A lot as been made of the role mortgage giants Fannie Mae (Stock quote: FNM) and Freddie Mac (Stock quote: FRE) have played in the current economic crisis, but many Americans have little understanding about what these two entities are and how they affect the housing market. Understanding the purpose and function of Fannie and Freddie is essential to understanding what has happened in the mortgage market.
Fannie Mae, the common name for the Federal National Mortgage Association (FNMA), and Freddie Mac, the common name for the Federal Home Loan Mortgage Corporation (FHLMC), are both congressionally authorized government-sponsored enterprises (GSEs). They are hybrids in that they are privately owned by shareholders but enjoy government backing. The U.S. Department of Housing and Urban Development (HUD) is charged with regulating both Fannie and Freddie.
The mission of Fannie and Freddie is virtually the same -- "to provide liquidity and stability to the U.S. housing and mortgage markets," according to the Fannie Mae web site, and "to provide liquidity, stability and affordability to the housing market," according to the Freddie Mac web site. They both pursue this mission buy purchasing residential mortgages that conform to certain standards from lenders. They then either hold these mortgages or use them to issue mortgage-backed securities to be traded in the capital markets. Currently, Fannie and Freddie hold or guarantee about 50% of the nation’s outstanding home mortgages.
The major difference between these two enterprises is in how and when they were created. Fannie Mae was created in 1938 during the Great Depression. Originally it was a government agency charged with making mortgages more affordable for low-income families to help improve the economy. It was made private in 1968 at which time it stopped guaranteeing government-issued mortgages. In 1970, Congress created Freddie Mac to help improve the secondary mortgage market by adding competition. Freddie has always been a privately owned company, but it still enjoys the same government backing as Fannie Mae.
Fannie and Freddie do not operate directly with consumers. Their role is to work only with lenders in the secondary market. Consequently, most homeowners do not know if Fannie or Freddie owns their home loan. A large percentage of conforming mortgages are owned by Fannie or Freddie, however.
The major problems with Fannie and Freddie started as a result of falling home prices and rising mortgage defaults. Because lenders could depend on Fannie and Freddie purchasing their mortgages, lending standards were severely relaxed. Consequently, many borrowers who could not conservatively afford mortgages received them anyway often using subprime and exotic loans. When these borrowers began to default on their mortgages, the housing market began a downward spiral. Because all of Fannie and Freddie’s assets are tied to mortgages, these two firms suffered major losses.
In September 2008, the government initiated a rescue plan to deal with Fannie and Freddie and prevent these two firms from failing.

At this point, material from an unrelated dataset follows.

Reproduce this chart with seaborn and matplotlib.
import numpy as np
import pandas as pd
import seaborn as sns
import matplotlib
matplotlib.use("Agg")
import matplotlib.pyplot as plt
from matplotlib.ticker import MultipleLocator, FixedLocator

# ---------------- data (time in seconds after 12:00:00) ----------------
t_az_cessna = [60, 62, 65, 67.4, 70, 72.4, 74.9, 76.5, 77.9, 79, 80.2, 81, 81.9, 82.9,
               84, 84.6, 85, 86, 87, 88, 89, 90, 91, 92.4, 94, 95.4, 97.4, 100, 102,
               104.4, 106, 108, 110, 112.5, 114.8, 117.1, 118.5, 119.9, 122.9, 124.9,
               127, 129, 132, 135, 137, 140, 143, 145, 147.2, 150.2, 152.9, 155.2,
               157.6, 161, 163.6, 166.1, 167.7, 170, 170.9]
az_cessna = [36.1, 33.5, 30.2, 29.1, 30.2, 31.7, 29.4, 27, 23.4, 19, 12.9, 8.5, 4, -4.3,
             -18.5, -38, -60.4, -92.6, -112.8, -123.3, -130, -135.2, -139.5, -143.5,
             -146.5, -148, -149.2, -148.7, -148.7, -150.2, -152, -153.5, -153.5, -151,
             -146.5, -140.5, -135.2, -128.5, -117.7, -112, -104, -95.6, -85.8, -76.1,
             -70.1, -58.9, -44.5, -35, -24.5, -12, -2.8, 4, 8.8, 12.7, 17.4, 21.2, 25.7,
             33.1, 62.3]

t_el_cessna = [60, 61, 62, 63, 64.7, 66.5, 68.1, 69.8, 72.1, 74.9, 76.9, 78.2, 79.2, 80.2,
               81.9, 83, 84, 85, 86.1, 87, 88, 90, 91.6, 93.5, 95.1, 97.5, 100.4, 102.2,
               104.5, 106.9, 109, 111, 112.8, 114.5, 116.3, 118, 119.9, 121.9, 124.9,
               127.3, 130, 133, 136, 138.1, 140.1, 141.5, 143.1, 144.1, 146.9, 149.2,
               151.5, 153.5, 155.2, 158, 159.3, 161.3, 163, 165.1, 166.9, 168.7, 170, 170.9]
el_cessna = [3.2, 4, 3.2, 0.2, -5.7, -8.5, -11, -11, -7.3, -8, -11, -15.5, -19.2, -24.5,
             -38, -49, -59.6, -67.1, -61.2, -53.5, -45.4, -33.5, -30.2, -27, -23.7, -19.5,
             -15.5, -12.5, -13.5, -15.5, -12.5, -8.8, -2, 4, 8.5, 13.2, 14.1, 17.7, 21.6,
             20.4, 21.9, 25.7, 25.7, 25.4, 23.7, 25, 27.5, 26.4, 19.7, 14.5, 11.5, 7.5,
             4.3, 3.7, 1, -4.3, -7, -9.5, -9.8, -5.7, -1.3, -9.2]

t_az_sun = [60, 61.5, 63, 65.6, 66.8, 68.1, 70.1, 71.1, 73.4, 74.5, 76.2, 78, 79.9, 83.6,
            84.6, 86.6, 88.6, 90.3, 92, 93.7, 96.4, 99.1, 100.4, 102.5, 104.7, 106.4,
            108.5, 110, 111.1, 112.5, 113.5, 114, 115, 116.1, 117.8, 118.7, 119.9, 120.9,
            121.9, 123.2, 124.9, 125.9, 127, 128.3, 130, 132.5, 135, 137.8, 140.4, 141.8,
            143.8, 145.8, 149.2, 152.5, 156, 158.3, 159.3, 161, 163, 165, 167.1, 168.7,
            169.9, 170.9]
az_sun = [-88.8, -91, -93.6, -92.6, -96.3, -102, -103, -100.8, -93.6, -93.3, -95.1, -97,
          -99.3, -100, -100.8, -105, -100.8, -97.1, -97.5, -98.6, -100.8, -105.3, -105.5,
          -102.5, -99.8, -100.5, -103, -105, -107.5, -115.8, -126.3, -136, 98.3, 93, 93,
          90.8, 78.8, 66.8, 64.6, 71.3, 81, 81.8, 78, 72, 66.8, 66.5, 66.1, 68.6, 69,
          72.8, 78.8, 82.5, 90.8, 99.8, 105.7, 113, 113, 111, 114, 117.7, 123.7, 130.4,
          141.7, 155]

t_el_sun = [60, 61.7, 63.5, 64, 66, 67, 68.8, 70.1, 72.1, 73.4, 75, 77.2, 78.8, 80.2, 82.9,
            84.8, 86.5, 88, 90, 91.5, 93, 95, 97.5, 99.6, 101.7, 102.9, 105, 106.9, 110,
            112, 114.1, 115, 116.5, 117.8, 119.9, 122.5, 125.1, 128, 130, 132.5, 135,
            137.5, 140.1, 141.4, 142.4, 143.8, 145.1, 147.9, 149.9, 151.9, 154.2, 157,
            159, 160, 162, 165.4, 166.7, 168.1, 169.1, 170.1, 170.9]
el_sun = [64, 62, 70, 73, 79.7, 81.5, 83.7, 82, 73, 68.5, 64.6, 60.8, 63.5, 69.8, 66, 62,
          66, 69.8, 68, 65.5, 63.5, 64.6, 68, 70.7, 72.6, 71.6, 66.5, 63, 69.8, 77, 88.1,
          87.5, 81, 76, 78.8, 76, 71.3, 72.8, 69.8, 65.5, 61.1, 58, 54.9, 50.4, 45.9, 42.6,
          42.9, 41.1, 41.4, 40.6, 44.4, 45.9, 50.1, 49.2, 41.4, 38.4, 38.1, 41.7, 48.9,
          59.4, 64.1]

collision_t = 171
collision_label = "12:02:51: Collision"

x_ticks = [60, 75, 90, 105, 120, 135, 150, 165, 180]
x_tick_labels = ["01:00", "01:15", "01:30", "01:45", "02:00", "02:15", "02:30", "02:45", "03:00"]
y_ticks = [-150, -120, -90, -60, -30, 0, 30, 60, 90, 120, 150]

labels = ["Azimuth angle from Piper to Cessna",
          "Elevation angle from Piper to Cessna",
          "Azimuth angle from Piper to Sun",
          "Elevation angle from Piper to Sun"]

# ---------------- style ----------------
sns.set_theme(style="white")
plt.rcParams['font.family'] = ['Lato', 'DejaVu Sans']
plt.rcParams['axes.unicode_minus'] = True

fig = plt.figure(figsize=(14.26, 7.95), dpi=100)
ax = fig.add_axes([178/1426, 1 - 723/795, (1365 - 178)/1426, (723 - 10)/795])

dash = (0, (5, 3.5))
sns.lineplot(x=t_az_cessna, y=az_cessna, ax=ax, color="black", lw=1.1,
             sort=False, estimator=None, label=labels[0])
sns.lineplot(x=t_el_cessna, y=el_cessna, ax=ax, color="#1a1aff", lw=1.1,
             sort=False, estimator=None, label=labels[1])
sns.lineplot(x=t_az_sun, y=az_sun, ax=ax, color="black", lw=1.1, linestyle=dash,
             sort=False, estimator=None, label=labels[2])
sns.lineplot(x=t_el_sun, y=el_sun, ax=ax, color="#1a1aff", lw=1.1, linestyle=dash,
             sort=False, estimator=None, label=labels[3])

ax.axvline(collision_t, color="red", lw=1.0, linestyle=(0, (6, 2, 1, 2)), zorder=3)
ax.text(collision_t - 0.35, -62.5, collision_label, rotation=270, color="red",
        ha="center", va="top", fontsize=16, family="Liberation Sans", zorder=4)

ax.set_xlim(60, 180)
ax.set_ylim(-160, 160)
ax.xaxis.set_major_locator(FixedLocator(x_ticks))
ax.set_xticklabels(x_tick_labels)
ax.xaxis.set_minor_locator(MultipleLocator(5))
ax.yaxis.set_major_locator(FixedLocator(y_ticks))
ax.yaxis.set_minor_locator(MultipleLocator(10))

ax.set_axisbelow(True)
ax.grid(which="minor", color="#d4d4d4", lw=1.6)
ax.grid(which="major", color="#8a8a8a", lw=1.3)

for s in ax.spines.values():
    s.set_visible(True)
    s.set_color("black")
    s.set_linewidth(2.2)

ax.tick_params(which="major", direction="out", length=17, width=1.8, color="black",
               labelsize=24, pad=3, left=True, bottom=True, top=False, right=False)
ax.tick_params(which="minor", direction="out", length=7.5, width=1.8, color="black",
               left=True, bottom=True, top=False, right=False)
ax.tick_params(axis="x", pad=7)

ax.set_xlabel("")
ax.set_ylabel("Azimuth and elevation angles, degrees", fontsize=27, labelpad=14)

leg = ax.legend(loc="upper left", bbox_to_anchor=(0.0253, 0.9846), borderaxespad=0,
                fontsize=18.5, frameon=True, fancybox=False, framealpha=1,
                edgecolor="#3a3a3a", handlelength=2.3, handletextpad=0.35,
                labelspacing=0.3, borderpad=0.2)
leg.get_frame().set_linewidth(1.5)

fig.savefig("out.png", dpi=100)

Both firms were placed into the conservatorship of the Federal Housing Finance Agency (FHFA). U.S Treasury promised capital support of up to $100 billion for each firm in exchange for $1 billion of senior preferred stock with a 10% coupon.
Recently, the administration announced the Making Homes Affordable program targeted at preventing foreclosure. This program is available for Fannie and Freddie mortgages and offers a refinancing opportunity for homeowners who owe more than 80% of their home’s current value. By refinancing at lower interest rates, monthly payments will decrease. Homeowner’s can check with their mortgage servicers or with Fannie or Freddie directly to see if they are eligible.